Jak wynika z informacji przekazanych na Twitterze przez dziennikarza RMF FM Krzysztofa Berendę, od poniedziałku 18 maja działalność usługową będą mogły wznowić niektóre bary, restauracje i lokale gastronomiczne. Rząd stawia jednak kilka warunków.
Częściowe zniesienie obostrzeń dla sektora gastronomicznego dotyczy wyłącznie ogródków restauracyjnych, gdzie obsługiwać będą zatrudnieni kelnerzy. Zgodnie z planowanym rozporządzeniem, stoliki na świeżym powietrzu powinny być rozstawione w odległości co najmniej dwóch metrów. Wykluczone pozostaje natomiast przyjmowanie klientów wewnątrz lokalu, w tym popularne w wielu regionach „zamawianie przy ladzie”. Zastrzeżenia może budzić fakt, iż w początkowym etapie sektorowego „odmrażania” klienci nie będą zobowiązani do przychodzenia w maseczkach czy rękawiczkach, z kolei obsługa nie będzie musiała mierzyć im temperatury.
‼️Rząd chce zezwolić na otwarcie restauracji i barów 18. maja.
Ale tylko w części ogródkowej i tylko z obsługą kelnerską.

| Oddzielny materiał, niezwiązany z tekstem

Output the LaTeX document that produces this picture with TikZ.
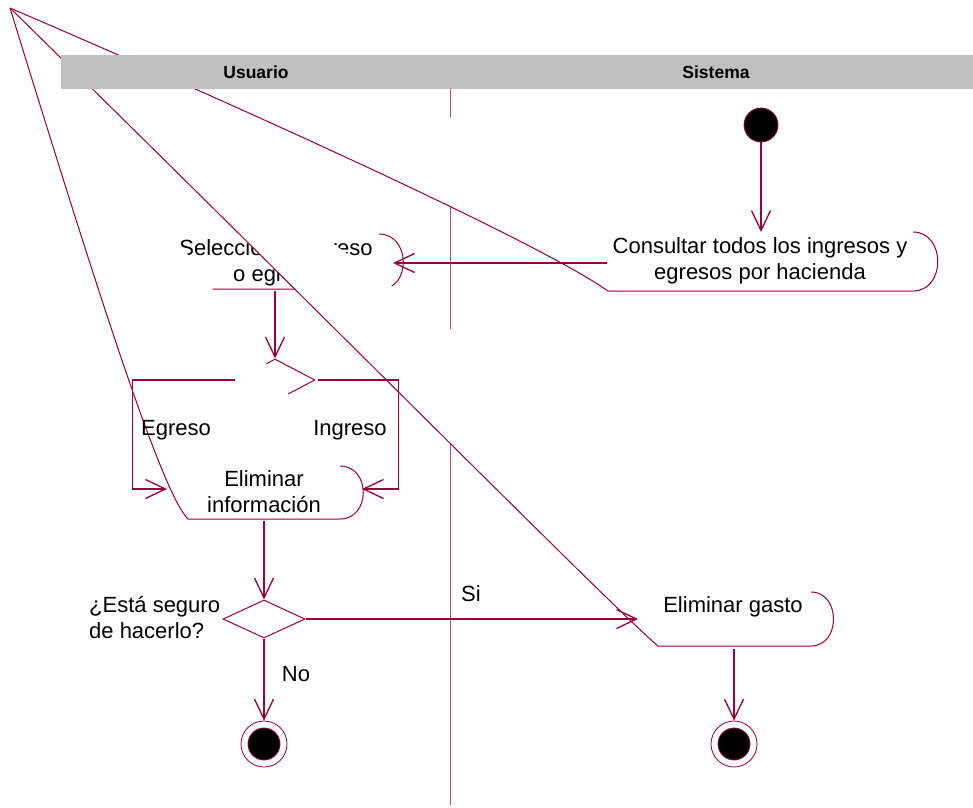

Szczegóły w Faktach RMF FM o 11:00.@RMF24pl pic.twitter.com/WX5pBQhG4r
— Krzysztof Berenda (@k_berenda) May 5, 2020
Kilka dni temu pojawiły się również informacje na temat ponownego uruchomienia stref gastronomicznych w galeriach handlowych (tzw. food courtów). Obligatoryjny pozostanie odstęp pomiędzy stolikami (2m), a dodatkowo przy jednym stoliku będzie mogła znajdować się wyłącznie jedna osoba lub rodzina.
Obecne restrykcje zezwalają wyłącznie na sprzedaż posiłków na wynos lub w opcji z dostawą do domu, z której w dobie pandemii koronawirusa zaczyna korzystać coraz więcej Polaków. O romantycznych kolacjach przy świecach w ekskluzywnych restauracjach albo spotkaniach towarzyskich w gronie znajomych organizowanych w pubach czy barach na razie można jednak zapomnieć.